It is advisable to engage a specialist consulting firm for accurate, efficient and cost-effective execution of compliance monitoring.
In different countries worldwide, legislation obligates organisations in industries deemed to be biggest pollutants to reduce carbon emissions produced from their activities. Mainly, these industries, just to cite a few, are Mining, Oil and Gas (MOG), power generation, and petrochemicals. The legislation recognises consistent and accurate environmental monitoring as one of the practical ways through which organisations can control their emissions. The rationale behind this is that an organisation can only manage best what it can monitor.
There should be no margin for error in monitoring. Yet, given the intricacies involved, accurate, cost effective and efficient implementation of environmental compliance monitoring is always a tall order for organisations. Otherwise, lapses could have implications on beyond the bottom-line costing the company reputational damage and litigation in the event of breaches. Hence, this necessitates engaging specialist consultants that have a track record in environmental compliance monitoring.
Comprehensively documented
South Africa can be cited in a case study of the legislation governing environmental compliance monitoring. Decidedly, the acts that constitute the legislation comprehensively emphasise the obligation of mining companies to monitor the level of emissions produced from their activities.

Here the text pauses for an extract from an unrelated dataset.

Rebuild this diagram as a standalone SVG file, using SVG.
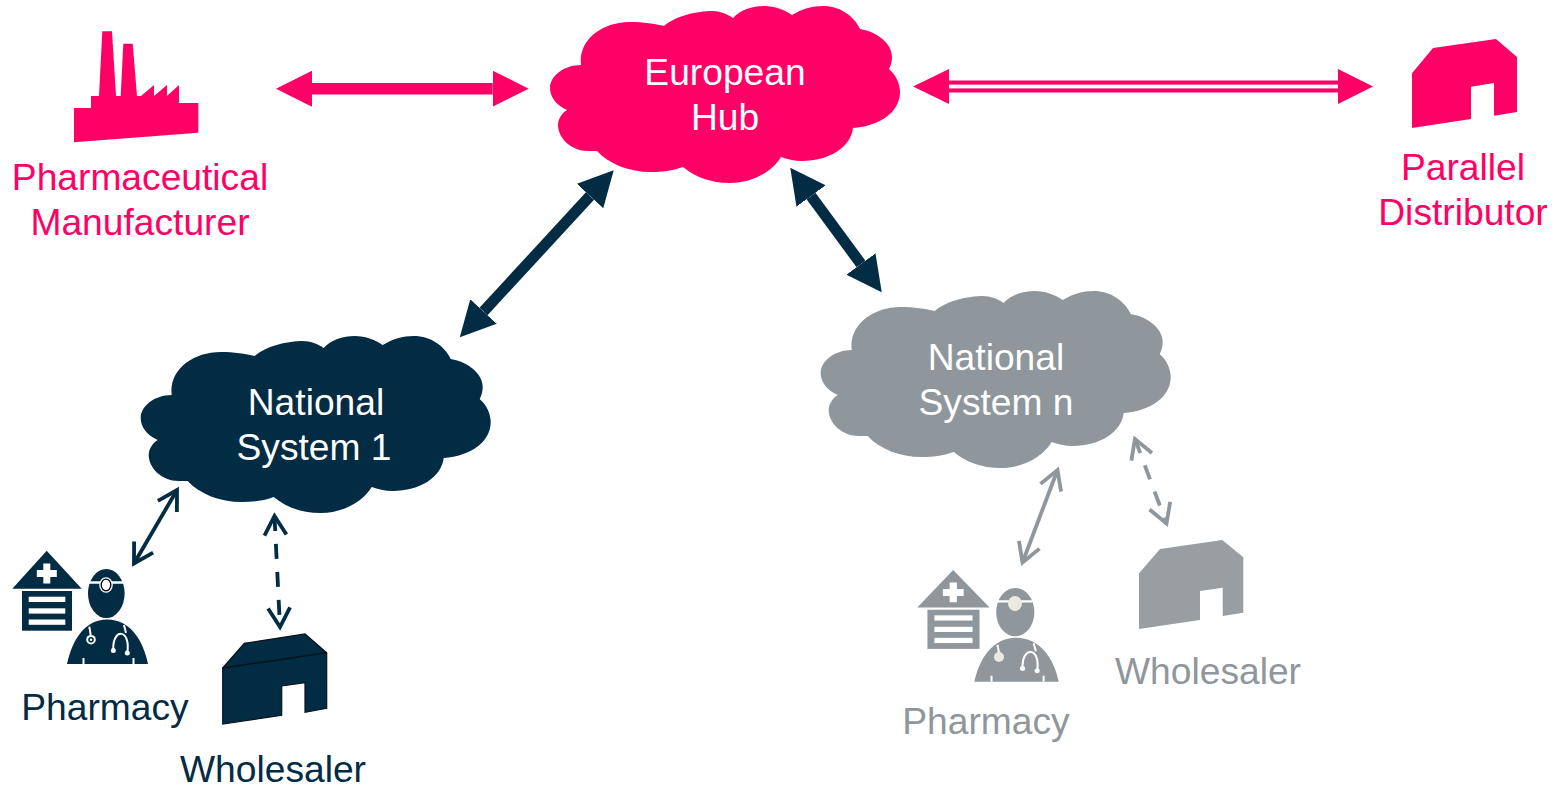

- South African National Environmental Management Act
Section 28(1) of the South African National Environmental Management Act (Act no. 107 of 1998) (NEMA) specifically states that “every person who causes, has caused or may cause significant pollution or degradation of the environment must take reasonable measures to prevent such pollution or degradation from occurring, continuing or recurring, in so far as such harm to the environment is authorised by law or cannot reasonably be avoided or stopped, to minimise and rectify such pollution or degradation of the environment”. In an effort to govern proposed developments that have the potential to degrade the environment, the various competent authorities require for numerous different authorisation processes to be undertaken for the relevant triggering activities.
The competent authorities include: Department of Environment, Fisheries and Forestry (DEFF), Department of Mineral and Resources (DMR), Department of Water and Sanitation (DWS) and their provincial representatives, require for numerous different authorisation processes to be undertaken for the relevant triggering activities.
- Authorisation processes
These authorisation processes to be undertaken include inter alia: Environmental Authorisation (EA), Air Emissions License (AEL), Waste Management License (WML) and Water Use license (WUL), most of which require an accompanying Environmental Management Programme (EMPr) to govern the activities on-site in a conservative manner.
Most, if not all, of the aforementioned authorisations will stipulate conditions that require the licensee to institute various monitoring programmes, that should be conducted by an independent contractor, to document environmental trends and compare results against legislated limits and guidelines.
This is in a bid to guide the activity in a precautionary manner and to provide a means of pre-empting, or identifying any changes in environmental trends that may result in the pollution and/or degradation of the natural environment. This in part fulfils the proponent’s legal responsibility under Section 28(1) of NEMA (Act no. 107 of 1998), however further actions may be required if environmental pollution and/or degradation may need to be minimised, or rectified.
- Monitoring programmes
The typical monitoring programmes that may be stipulated within each authorisation include: WUL- Ground and/or surface water flow and quality monitoring, which may include chemical, bacteriological and aquatic biomonitoring analyses.
AEL: Dust fallout, ambient air and stack air emissions quality monitoring. It has also become increasingly common to see the requirement of soil chemistry monitoring, particularly where dust suppression is taking place on sites where sensitive landscapes and/or landforms are identified. In most authorisations, it is stipulated that the monitoring results for a specific period (e.g., weekly monthly, quarterly or biannually) must be culminated into a report and submitted to a local, regional or national competent authority for review and record purposes under each authorisation. Bearing this in mind, the monitoring and reporting must be conducted by a suitably qualified professional who has preferably conducted numerous similar studies.
Specialists
Engaging specialist consulting firm
As seen above, it is incredible for an organisation to think this task, an area in which it may not have competencies, can be carried out inhouse. And so, it is advisable to engage a specialist consulting firm for accurate, efficient and cost-effective execution of compliance monitoring. The specialists would be able to advise on the exact requirements of an operation and the associated authorisation. Both onsite and remote assessment is done in areas such as: soil, groundwater, surface water, effluent water, waste, air quality and odour.